The axiom in infinity in ZF states the following:
$$\exists x ((\emptyset \in x )\land \forall y (y \in x \implies y\cup \{y\} \in x) $$
My notes then defines
$$\mathbb{N}:= \bigcap\{z \in \mathcal{P}(x): \emptyset \in z \land \forall y(y \in z \implies y \cup \{y\} \in z)\}$$
But this seems to depend on the set $x$, so is this actually well-defined?

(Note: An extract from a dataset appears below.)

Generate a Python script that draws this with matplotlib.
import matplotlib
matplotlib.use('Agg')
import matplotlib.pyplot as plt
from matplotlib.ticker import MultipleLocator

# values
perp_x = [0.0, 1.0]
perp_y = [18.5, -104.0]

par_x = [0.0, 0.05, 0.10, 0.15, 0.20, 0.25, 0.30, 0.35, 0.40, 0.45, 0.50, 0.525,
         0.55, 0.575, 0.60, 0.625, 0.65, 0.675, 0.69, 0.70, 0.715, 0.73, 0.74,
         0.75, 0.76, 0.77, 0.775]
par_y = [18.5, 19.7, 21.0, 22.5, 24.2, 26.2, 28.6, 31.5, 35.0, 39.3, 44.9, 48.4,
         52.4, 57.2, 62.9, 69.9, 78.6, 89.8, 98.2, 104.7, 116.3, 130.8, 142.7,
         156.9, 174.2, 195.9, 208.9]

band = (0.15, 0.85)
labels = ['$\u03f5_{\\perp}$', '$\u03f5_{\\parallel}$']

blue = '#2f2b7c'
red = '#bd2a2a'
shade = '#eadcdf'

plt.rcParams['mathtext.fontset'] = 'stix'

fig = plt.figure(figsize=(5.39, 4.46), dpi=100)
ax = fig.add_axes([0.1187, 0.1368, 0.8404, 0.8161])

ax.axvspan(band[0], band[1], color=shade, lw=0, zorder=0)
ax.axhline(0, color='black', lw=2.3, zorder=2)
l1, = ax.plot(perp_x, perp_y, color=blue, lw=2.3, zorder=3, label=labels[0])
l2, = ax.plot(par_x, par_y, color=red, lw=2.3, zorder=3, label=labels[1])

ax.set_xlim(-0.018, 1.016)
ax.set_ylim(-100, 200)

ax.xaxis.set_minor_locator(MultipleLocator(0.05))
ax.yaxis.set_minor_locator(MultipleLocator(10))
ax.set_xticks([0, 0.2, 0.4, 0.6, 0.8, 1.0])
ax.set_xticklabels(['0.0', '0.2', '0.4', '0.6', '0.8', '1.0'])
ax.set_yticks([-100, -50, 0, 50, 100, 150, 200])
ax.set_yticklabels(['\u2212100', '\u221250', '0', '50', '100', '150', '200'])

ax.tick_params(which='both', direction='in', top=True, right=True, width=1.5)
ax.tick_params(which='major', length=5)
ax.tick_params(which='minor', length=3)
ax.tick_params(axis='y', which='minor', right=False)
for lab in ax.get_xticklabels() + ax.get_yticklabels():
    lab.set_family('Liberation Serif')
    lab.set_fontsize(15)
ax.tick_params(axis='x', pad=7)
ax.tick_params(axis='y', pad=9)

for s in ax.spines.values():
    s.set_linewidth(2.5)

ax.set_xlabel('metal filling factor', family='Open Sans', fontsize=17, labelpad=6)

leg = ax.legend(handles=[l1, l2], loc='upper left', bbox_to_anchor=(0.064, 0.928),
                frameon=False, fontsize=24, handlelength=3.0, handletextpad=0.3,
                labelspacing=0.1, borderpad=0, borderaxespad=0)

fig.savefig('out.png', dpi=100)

I.e. if I choose another set $x'$ satisfying the same property and I define $\mathbb{N}$ w.r.t. $x'$, then will I even get the same set?
On
Yes you will, because the first property ensures that $x$ (or any set satisfying the property) contains at least all finite ordinals (it contains $\emptyset$, but then it contains $\{\emptyset\}=1$, $\{\{\emptyset\},\emptyset\}=2$, etc.).

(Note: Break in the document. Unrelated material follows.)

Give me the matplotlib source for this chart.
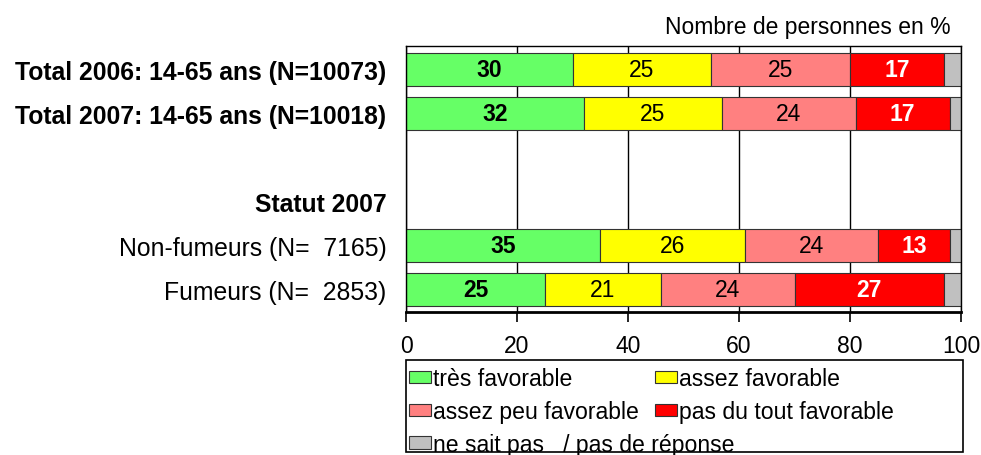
import matplotlib
matplotlib.use("Agg")
import matplotlib.pyplot as plt
from matplotlib.patches import Rectangle
import numpy as np

plt.rcParams['font.family'] = ['Liberation Sans', 'DejaVu Sans']

# rows from top to bottom (empty strings are spacer rows)
rows = ["Total 2006: 14-65 ans (N=10073)", "Total 2007: 14-65 ans (N=10018)",
        "", "Statut 2007", "Non-fumeurs (N=  7165)", "Fumeurs (N=  2853)"]
bold_rows = [True, True, False, True, False, False]
bar_rows = [0, 1, 4, 5]

tres_fav = [30, 32, 35, 25]
assez_fav = [25, 25, 26, 21]
assez_peu = [25, 24, 24, 24]
pas_du_tout = [17, 17, 13, 27]
ne_sait_pas = [3, 2, 2, 3]

series = [tres_fav, assez_fav, assez_peu, pas_du_tout, ne_sait_pas]
names = ["très favorable", "assez favorable", "assez peu favorable",
         "pas du tout favorable", "ne sait pas   / pas de réponse"]
colors = ["#66FF66", "#FFFF00", "#FF8080", "#FF0000", "#C0C0C0"]
txt_colors = ["black", "black", "black", "white", None]
txt_bold = [True, False, False, True, False]

FS = 16.5
FS_LAB = 17.8
FS_LEG = 16.6

fig = plt.figure(figsize=(9.81, 4.56), dpi=100)
ax = fig.add_axes([0.4139, 0.3136, 0.5657, 0.5834])

ax.xaxis.grid(True, color="black", lw=1)
ax.set_axisbelow(True)

left = np.zeros(len(bar_rows))
handles = []
for vals, name, col, tc, tb in zip(series, names, colors, txt_colors, txt_bold):
    vals = np.array(vals, dtype=float)
    bars = ax.barh(bar_rows, vals, left=left, height=0.75, color=col,
                   edgecolor="#333333", lw=0.8, label=name)
    handles.append(bars)
    if tc is not None:
        for y, l, v in zip(bar_rows, left, vals):
            ax.text(l + v / 2, y, f"{v:.0f}", ha="center", va="center",
                    fontsize=FS, color=tc, fontweight="bold" if tb else "normal")
    left += vals

ax.set_xlim(0, 100)
ax.set_ylim(len(rows) - 0.48, -0.53)
ax.set_xticks([0, 20, 40, 60, 80, 100])
ax.tick_params(axis="x", labelsize=FS, length=7, width=1.2, direction="out", pad=9)
ax.set_yticks(range(len(rows)))
ax.set_yticklabels(rows, fontsize=FS_LAB)
for lab, b in zip(ax.get_yticklabels(), bold_rows):
    if b:
        lab.set_fontweight("bold")
ax.tick_params(axis="y", length=0, pad=14)
for s in ax.spines.values():
    s.set_color("black")
    s.set_linewidth(1)
ax.spines["bottom"].set_linewidth(2)

fig.text(0.969, 0.94, "Nombre de personnes en %", ha="right", va="center", fontsize=FS)

# legend box drawn separately so it spans the plot width
fig.patches.append(Rectangle((0.4139, 0.0066), 0.5678, 0.2018, transform=fig.transFigure,
                             fill=False, edgecolor="black", lw=1.2))
leg_kw = dict(fontsize=FS_LEG, frameon=False, handlelength=0.95, handleheight=0.45,
              handletextpad=0.1, columnspacing=0.7, borderpad=0.13,
              labelspacing=0.45, borderaxespad=0)
order = [0, 2, 1, 3]
leg1 = fig.legend([handles[i] for i in order], [names[i] for i in order], ncol=2,
                  loc="center left", bbox_to_anchor=(0.4139, 0.131), **leg_kw)
leg2 = fig.legend([handles[4]], [names[4]], loc="center left",
                  bbox_to_anchor=(0.4139, 0.024), **leg_kw)

fig.savefig("out.png", dpi=100)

So whatever $x$ you start from it contains $\mathbb{N}$.
No, this does not depend on the set $x$.
If $x$ and $x'$ both have this property, then $x\cap x'$ also has this property. It follows that $\Bbb N$ is defined by intersecting over a subset of both $x$ and $x'$, which means that it does not depend on the choice of $x$.